▶ What you are asked to do
Quote every line from the top of the listing down to and including the line that contains "cutoffs = [1.78, 4.17, 10.17]".

▶ Data extract
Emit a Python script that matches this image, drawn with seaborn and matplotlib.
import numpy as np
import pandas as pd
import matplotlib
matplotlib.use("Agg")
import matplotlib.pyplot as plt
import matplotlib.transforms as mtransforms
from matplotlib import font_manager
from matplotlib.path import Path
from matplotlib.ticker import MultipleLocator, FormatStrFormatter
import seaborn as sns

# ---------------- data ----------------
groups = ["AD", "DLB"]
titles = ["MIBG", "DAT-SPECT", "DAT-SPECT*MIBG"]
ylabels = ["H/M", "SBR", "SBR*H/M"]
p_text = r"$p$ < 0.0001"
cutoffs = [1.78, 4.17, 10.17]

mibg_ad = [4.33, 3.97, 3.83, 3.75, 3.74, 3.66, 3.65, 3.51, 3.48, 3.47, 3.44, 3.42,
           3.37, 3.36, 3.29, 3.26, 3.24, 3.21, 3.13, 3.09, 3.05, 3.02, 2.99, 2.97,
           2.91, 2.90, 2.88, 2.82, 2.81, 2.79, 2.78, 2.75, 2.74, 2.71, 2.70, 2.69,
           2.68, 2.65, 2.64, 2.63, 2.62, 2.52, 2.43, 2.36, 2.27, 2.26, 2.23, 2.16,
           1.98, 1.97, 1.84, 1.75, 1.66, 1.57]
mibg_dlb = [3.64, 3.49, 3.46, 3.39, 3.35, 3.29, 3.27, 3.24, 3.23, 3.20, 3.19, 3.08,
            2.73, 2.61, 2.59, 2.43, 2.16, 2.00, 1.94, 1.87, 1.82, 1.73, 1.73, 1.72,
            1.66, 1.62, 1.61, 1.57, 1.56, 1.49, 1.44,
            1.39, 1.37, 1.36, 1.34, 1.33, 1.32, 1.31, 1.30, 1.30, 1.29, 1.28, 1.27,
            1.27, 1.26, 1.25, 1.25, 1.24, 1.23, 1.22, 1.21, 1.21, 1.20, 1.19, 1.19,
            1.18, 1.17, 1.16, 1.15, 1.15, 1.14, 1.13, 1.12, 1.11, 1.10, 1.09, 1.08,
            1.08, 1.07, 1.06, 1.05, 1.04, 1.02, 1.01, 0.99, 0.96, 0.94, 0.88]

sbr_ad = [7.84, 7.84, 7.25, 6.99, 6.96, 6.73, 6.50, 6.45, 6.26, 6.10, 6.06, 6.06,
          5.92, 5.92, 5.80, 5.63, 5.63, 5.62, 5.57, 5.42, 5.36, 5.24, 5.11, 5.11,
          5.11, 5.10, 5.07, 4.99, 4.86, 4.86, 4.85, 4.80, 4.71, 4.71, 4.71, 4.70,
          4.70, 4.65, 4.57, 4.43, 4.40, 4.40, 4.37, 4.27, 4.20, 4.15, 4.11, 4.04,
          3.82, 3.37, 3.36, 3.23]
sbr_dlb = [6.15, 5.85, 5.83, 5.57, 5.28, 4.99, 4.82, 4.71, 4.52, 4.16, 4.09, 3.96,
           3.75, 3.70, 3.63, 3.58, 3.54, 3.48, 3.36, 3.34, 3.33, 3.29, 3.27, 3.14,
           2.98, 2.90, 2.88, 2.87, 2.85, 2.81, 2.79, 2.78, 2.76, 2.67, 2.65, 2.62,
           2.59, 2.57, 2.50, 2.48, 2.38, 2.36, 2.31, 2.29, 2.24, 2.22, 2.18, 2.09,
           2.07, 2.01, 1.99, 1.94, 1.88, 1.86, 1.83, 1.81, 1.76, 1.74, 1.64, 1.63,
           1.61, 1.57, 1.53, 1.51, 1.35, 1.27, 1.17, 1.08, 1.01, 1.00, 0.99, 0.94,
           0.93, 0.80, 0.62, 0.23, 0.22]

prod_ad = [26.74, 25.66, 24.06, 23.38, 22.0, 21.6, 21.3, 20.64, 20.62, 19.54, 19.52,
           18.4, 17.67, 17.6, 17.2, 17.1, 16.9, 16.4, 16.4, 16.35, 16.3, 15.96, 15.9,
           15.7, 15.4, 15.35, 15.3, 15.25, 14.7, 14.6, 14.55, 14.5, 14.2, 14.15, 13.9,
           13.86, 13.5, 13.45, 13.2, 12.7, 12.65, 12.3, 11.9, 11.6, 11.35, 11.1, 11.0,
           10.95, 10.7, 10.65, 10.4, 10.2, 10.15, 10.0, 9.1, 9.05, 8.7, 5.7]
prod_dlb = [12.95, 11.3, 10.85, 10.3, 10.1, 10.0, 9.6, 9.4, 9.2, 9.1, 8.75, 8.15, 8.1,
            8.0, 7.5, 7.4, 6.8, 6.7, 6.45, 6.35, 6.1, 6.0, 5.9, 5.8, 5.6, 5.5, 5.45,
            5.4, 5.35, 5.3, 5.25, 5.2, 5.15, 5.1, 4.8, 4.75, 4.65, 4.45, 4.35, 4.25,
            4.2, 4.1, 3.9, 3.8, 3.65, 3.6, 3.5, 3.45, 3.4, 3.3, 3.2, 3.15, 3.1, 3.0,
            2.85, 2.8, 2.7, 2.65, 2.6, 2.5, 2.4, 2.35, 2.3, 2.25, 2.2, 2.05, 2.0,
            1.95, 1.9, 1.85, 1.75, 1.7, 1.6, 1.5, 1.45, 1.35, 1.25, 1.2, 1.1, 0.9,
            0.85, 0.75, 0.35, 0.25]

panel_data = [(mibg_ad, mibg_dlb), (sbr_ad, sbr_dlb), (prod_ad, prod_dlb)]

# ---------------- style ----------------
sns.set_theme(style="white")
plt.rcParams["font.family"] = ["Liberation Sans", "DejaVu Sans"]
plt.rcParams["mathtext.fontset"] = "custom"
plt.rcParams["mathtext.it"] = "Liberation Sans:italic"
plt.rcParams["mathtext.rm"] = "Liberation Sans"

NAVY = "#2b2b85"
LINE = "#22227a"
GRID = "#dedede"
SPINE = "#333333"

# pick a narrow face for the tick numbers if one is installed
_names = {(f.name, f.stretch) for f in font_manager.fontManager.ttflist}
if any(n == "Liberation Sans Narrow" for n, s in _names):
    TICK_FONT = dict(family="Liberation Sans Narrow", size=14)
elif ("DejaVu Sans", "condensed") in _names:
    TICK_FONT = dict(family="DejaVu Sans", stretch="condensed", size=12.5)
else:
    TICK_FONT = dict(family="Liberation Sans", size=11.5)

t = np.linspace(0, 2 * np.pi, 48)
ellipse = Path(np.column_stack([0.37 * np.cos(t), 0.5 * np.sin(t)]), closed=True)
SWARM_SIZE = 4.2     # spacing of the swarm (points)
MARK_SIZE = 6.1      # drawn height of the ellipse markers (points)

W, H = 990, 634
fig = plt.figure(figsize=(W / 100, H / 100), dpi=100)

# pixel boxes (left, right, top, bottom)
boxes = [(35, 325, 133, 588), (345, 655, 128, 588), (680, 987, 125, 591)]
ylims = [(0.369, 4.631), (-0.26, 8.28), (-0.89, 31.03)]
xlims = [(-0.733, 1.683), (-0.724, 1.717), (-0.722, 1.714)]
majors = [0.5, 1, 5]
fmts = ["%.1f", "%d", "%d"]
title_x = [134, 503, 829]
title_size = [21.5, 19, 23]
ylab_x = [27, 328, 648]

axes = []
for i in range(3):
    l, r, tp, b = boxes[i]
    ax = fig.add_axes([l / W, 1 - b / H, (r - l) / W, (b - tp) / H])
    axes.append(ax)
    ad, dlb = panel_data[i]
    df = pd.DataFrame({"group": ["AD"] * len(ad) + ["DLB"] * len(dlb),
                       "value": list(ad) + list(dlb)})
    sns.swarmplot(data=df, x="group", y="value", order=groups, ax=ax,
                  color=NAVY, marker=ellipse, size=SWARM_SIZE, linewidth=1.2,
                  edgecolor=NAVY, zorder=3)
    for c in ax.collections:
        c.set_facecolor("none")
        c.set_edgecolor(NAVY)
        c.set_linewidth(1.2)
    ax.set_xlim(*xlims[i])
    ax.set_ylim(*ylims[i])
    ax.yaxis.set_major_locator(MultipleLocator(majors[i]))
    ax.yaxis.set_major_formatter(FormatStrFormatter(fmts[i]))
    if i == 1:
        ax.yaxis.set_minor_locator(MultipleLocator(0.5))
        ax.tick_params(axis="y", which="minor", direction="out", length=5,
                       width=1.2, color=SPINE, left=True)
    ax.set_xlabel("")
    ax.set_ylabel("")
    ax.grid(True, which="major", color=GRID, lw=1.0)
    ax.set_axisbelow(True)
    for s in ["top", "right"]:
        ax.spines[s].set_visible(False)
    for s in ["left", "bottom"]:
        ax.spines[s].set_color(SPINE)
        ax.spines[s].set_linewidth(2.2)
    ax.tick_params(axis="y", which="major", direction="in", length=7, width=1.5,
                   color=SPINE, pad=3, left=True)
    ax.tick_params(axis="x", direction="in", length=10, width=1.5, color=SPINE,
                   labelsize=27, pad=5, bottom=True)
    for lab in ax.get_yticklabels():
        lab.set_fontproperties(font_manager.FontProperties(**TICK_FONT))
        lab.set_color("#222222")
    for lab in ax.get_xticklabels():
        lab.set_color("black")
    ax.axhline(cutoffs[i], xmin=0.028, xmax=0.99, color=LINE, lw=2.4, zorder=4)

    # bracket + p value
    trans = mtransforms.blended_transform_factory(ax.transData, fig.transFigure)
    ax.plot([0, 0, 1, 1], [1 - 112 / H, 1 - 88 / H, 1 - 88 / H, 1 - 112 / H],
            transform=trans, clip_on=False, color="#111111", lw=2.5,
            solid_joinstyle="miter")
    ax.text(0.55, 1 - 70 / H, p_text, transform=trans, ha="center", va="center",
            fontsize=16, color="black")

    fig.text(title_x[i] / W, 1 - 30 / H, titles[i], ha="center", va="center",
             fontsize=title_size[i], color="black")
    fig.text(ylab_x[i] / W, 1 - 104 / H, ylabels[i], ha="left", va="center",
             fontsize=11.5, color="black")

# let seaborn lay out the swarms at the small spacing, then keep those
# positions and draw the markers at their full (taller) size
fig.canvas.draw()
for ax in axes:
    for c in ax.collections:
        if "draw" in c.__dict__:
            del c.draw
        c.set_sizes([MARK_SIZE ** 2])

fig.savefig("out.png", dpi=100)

▶ Written answer
Emit a Python script that matches this image, drawn with seaborn and matplotlib.
import numpy as np
import pandas as pd
import matplotlib
matplotlib.use("Agg")
import matplotlib.pyplot as plt
import matplotlib.transforms as mtransforms
from matplotlib import font_manager
from matplotlib.path import Path
from matplotlib.ticker import MultipleLocator, FormatStrFormatter
import seaborn as sns

# ---------------- data ----------------
groups = ["AD", "DLB"]
titles = ["MIBG", "DAT-SPECT", "DAT-SPECT*MIBG"]
ylabels = ["H/M", "SBR", "SBR*H/M"]
p_text = r"$p$ < 0.0001"
cutoffs = [1.78, 4.17, 10.17]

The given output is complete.